- _WHAT IS EXPECTED_
Copy all of the material exactly. Pictures are not to appear in the copy.

>> start DATA SUPPLIED

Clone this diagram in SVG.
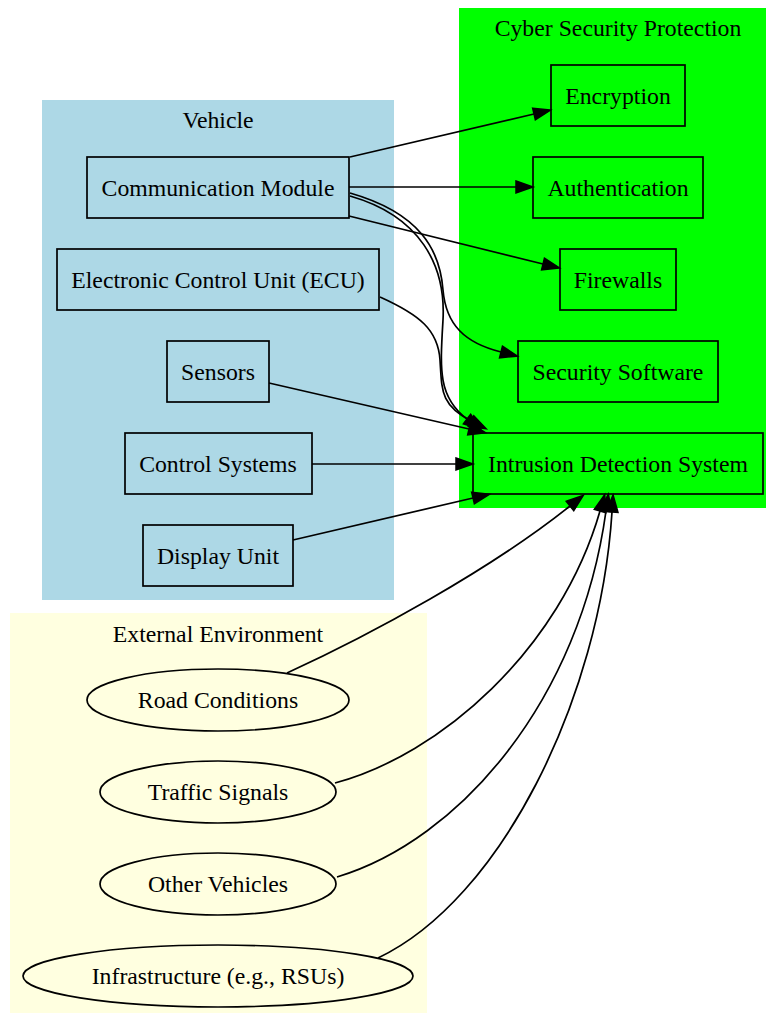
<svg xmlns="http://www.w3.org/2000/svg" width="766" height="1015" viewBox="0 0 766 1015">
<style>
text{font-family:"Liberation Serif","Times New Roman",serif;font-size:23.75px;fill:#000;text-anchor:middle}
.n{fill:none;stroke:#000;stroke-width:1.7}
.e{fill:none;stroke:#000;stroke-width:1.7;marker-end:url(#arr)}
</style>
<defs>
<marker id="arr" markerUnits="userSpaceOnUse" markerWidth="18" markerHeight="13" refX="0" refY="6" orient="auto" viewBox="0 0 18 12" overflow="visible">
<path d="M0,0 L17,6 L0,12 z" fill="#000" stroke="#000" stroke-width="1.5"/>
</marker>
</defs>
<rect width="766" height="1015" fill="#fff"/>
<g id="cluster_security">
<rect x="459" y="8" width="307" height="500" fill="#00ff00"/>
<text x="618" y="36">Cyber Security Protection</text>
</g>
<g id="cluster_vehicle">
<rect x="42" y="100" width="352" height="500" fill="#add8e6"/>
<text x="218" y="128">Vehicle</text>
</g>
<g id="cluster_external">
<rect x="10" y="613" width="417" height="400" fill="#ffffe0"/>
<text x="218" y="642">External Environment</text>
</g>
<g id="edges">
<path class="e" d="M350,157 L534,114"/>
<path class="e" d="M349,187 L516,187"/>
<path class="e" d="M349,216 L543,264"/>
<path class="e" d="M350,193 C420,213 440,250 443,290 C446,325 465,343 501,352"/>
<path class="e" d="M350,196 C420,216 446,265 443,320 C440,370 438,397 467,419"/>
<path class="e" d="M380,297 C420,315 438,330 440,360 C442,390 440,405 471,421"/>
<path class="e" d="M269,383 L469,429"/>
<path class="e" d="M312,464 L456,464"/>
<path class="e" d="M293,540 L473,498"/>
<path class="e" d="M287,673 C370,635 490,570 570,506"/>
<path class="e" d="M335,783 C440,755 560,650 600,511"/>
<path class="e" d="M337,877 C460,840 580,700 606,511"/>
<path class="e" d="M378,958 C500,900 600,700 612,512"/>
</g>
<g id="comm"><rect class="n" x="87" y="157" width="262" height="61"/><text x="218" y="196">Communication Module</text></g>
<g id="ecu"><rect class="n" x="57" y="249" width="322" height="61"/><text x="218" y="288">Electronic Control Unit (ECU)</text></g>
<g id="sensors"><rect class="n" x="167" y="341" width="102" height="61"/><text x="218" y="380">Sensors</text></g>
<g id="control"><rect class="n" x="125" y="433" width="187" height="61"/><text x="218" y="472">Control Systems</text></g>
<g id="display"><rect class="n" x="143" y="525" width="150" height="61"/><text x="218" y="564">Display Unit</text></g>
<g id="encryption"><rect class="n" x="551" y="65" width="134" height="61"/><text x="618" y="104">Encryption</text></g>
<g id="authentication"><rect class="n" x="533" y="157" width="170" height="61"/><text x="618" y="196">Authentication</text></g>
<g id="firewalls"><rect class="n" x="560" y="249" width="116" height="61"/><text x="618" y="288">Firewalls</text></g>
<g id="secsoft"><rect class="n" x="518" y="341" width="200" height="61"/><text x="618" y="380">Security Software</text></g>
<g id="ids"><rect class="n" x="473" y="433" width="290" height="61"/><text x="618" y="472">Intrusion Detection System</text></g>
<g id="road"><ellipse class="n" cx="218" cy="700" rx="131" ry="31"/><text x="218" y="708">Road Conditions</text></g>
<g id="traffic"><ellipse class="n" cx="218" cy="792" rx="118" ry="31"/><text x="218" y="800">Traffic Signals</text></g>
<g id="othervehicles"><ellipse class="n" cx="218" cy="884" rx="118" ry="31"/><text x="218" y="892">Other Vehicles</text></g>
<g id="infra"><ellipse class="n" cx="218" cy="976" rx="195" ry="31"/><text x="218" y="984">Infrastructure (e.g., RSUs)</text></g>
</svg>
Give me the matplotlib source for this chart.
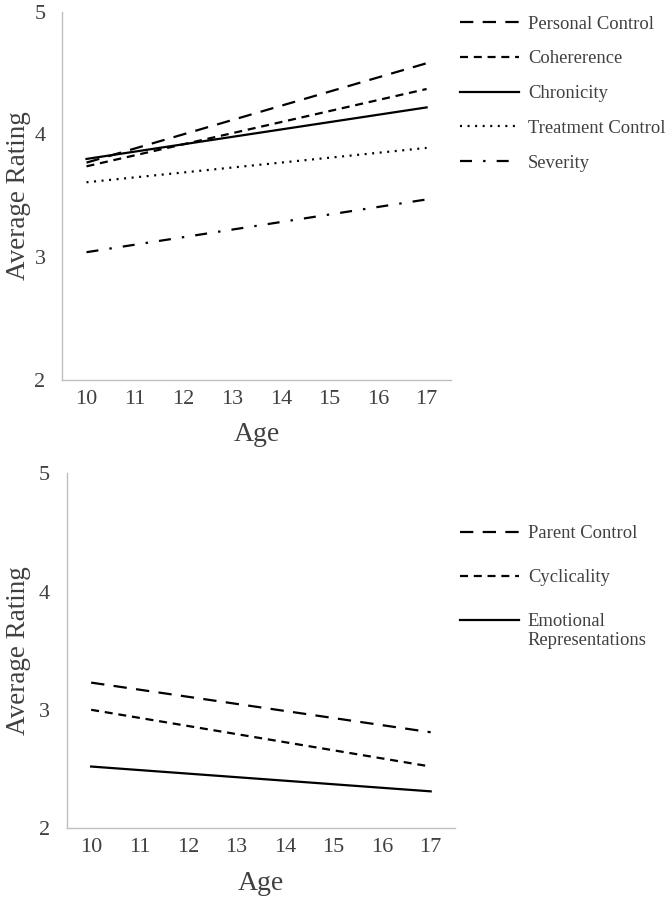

>> end DATA SUPPLIED

- _EXERCISE SOLUTION_
Clone this diagram in SVG.
<svg xmlns="http://www.w3.org/2000/svg" width="766" height="1015" viewBox="0 0 766 1015">
<style>
text{font-family:"Liberation Serif","Times New Roman",serif;font-size:23.75px;fill:#000;text-anchor:middle}
.n{fill:none;stroke:#000;stroke-width:1.7}
.e{fill:none;stroke:#000;stroke-width:1.7;marker-end:url(#arr)}
</style>
<defs>
<marker id="arr" markerUnits="userSpaceOnUse" markerWidth="18" markerHeight="13" refX="0" refY="6" orient="auto" viewBox="0 0 18 12" overflow="visible">
<path d="M0,0 L17,6 L0,12 z" fill="#000" stroke="#000" stroke-width="1.5"/>
</marker>
</defs>
<rect width="766" height="1015" fill="#fff"/>
<g id="cluster_security">
<rect x="459" y="8" width="307" height="500" fill="#00ff00"/>
<text x="618" y="36">Cyber Security Protection</text>
</g>
<g id="cluster_vehicle">
<rect x="42" y="100" width="352" height="500" fill="#add8e6"/>
<text x="218" y="128">Vehicle</text>
</g>
<g id="cluster_external">
<rect x="10" y="613" width="417" height="400" fill="#ffffe0"/>
<text x="218" y="642">External Environment</text>
</g>
<g id="edges">
<path class="e" d="M350,157 L534,114"/>
<path class="e" d="M349,187 L516,187"/>
<path class="e" d="M349,216 L543,264"/>
<path class="e" d="M350,193 C420,213 440,250 443,290 C446,325 465,343 501,352"/>
<path class="e" d="M350,196 C420,216 446,265 443,320 C440,370 438,397 467,419"/>
<path class="e" d="M380,297 C420,315 438,330 440,360 C442,390 440,405 471,421"/>
<path class="e" d="M269,383 L469,429"/>
<path class="e" d="M312,464 L456,464"/>
<path class="e" d="M293,540 L473,498"/>
<path class="e" d="M287,673 C370,635 490,570 570,506"/>
<path class="e" d="M335,783 C440,755 560,650 600,511"/>
<path class="e" d="M337,877 C460,840 580,700 606,511"/>
<path class="e" d="M378,958 C500,900 600,700 612,512"/>
</g>
<g id="comm"><rect class="n" x="87" y="157" width="262" height="61"/><text x="218" y="196">Communication Module</text></g>
<g id="ecu"><rect class="n" x="57" y="249" width="322" height="61"/><text x="218" y="288">Electronic Control Unit (ECU)</text></g>
<g id="sensors"><rect class="n" x="167" y="341" width="102" height="61"/><text x="218" y="380">Sensors</text></g>
<g id="control"><rect class="n" x="125" y="433" width="187" height="61"/><text x="218" y="472">Control Systems</text></g>
<g id="display"><rect class="n" x="143" y="525" width="150" height="61"/><text x="218" y="564">Display Unit</text></g>
<g id="encryption"><rect class="n" x="551" y="65" width="134" height="61"/><text x="618" y="104">Encryption</text></g>
<g id="authentication"><rect class="n" x="533" y="157" width="170" height="61"/><text x="618" y="196">Authentication</text></g>
<g id="firewalls"><rect class="n" x="560" y="249" width="116" height="61"/><text x="618" y="288">Firewalls</text></g>
<g id="secsoft"><rect class="n" x="518" y="341" width="200" height="61"/><text x="618" y="380">Security Software</text></g>
<g id="ids"><rect class="n" x="473" y="433" width="290" height="61"/><text x="618" y="472">Intrusion Detection System</text></g>
<g id="road"><ellipse class="n" cx="218" cy="700" rx="131" ry="31"/><text x="218" y="708">Road Conditions</text></g>
<g id="traffic"><ellipse class="n" cx="218" cy="792" rx="118" ry="31"/><text x="218" y="800">Traffic Signals</text></g>
<g id="othervehicles"><ellipse class="n" cx="218" cy="884" rx="118" ry="31"/><text x="218" y="892">Other Vehicles</text></g>
<g id="infra"><ellipse class="n" cx="218" cy="976" rx="195" ry="31"/><text x="218" y="984">Infrastructure (e.g., RSUs)</text></g>
</svg>
Give me the matplotlib source for this chart.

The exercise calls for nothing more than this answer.